## EXERCISE INSTRUCTIONS:
Extract the lines from the start through the line that holds "import numpy as np", both included, omitting all images.

## SUPPLIED MATERIAL:

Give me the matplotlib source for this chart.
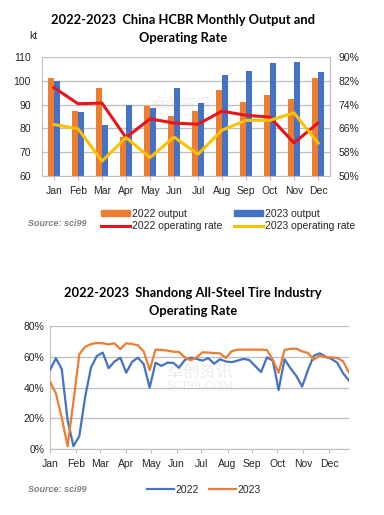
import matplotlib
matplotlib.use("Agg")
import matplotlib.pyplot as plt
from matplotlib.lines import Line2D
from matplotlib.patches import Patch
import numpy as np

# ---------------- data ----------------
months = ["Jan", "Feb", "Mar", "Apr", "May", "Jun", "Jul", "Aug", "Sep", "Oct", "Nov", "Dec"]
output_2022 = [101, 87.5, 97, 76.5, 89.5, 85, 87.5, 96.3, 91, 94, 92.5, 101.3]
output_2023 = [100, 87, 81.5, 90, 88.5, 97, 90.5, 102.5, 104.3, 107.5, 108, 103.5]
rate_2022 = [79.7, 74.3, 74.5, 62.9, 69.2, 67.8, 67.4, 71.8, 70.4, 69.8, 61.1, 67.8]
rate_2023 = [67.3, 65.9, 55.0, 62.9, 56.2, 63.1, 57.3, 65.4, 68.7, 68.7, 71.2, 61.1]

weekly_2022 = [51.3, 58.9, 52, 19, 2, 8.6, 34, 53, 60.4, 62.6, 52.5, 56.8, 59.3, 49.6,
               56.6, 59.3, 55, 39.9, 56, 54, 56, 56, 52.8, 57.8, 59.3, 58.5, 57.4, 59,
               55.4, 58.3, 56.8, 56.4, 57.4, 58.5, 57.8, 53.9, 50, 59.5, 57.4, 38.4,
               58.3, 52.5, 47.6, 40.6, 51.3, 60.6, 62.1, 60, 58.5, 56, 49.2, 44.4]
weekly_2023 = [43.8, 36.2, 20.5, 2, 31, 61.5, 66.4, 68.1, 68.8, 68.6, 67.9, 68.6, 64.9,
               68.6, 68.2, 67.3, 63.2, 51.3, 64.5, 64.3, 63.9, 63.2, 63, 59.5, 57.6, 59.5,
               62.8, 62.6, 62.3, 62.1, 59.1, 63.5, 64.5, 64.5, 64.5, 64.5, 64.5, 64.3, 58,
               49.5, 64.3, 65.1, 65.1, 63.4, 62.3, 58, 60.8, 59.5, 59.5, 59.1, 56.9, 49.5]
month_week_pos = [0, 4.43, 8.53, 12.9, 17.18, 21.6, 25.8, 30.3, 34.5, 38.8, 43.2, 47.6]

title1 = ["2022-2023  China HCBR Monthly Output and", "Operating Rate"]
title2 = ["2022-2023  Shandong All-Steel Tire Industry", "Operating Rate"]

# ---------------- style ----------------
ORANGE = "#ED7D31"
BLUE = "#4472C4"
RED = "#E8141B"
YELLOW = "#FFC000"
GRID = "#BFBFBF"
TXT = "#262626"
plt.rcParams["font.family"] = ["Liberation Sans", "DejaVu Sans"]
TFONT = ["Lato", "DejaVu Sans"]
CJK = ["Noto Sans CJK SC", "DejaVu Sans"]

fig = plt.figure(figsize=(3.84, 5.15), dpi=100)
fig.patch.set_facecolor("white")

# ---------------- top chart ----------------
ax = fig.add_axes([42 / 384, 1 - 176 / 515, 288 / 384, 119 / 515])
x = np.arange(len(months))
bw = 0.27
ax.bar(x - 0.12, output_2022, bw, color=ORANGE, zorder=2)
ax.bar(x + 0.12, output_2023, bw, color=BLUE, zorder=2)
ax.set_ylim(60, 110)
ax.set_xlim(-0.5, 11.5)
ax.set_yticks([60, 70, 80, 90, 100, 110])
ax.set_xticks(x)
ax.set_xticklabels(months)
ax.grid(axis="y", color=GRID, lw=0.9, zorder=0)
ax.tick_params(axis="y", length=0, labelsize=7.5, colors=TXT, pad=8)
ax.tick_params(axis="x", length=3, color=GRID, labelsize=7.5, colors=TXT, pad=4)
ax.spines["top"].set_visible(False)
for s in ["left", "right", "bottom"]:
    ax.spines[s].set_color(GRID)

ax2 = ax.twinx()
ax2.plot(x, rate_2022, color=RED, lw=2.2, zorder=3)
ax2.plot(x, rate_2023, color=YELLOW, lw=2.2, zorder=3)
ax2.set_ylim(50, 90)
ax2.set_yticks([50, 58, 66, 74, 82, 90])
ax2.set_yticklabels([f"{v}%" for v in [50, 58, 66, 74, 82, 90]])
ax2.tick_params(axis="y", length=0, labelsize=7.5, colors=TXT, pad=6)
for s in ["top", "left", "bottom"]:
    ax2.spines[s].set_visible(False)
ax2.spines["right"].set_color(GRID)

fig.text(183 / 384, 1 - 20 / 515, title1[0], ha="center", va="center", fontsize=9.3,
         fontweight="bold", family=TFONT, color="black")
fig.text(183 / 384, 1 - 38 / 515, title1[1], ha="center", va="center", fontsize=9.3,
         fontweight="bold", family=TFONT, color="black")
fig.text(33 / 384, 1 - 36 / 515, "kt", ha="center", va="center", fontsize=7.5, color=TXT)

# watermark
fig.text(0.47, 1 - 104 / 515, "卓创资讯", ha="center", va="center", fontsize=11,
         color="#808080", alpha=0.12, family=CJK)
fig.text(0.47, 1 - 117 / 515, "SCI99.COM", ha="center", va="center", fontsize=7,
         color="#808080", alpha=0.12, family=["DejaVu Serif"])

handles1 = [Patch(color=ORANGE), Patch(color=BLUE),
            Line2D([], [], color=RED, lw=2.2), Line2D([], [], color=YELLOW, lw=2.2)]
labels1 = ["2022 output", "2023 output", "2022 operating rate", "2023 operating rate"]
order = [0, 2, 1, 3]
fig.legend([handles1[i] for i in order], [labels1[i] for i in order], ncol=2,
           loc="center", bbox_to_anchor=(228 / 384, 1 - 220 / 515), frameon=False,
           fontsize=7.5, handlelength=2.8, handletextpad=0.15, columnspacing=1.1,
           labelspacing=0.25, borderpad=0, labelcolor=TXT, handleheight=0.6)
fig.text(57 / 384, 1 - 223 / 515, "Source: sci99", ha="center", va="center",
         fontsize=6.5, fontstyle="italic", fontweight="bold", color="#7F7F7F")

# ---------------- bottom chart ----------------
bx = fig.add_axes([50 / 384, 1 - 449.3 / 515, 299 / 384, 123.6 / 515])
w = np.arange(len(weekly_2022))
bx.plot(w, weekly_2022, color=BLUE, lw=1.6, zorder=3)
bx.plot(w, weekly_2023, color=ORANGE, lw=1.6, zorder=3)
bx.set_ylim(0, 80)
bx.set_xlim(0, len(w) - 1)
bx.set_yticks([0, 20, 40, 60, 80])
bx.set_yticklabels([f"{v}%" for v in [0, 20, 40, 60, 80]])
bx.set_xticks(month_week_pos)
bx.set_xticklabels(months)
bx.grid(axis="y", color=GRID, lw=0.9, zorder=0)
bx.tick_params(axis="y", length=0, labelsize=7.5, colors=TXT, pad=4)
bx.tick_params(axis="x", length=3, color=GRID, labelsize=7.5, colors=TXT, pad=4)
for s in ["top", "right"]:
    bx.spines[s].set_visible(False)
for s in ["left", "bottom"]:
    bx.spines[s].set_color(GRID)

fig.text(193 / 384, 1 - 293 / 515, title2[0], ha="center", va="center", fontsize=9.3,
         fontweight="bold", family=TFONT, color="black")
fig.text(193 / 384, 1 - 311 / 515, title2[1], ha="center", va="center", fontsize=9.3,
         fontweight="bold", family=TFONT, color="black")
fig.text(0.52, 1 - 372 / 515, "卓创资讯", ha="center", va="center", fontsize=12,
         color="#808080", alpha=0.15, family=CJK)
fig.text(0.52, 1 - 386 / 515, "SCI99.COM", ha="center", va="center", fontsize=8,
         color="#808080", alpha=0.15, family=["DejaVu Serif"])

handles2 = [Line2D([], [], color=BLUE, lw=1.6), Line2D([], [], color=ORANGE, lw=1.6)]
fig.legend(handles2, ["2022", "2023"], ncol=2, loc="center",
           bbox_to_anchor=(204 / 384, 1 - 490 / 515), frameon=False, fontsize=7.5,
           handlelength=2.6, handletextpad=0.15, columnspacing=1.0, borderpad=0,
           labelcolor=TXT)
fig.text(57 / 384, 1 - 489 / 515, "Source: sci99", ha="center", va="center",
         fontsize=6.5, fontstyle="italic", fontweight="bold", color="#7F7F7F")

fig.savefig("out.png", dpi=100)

## EXPECTED ANSWER:
Give me the matplotlib source for this chart.
import matplotlib
matplotlib.use("Agg")
import matplotlib.pyplot as plt
from matplotlib.lines import Line2D
from matplotlib.patches import Patch
import numpy as np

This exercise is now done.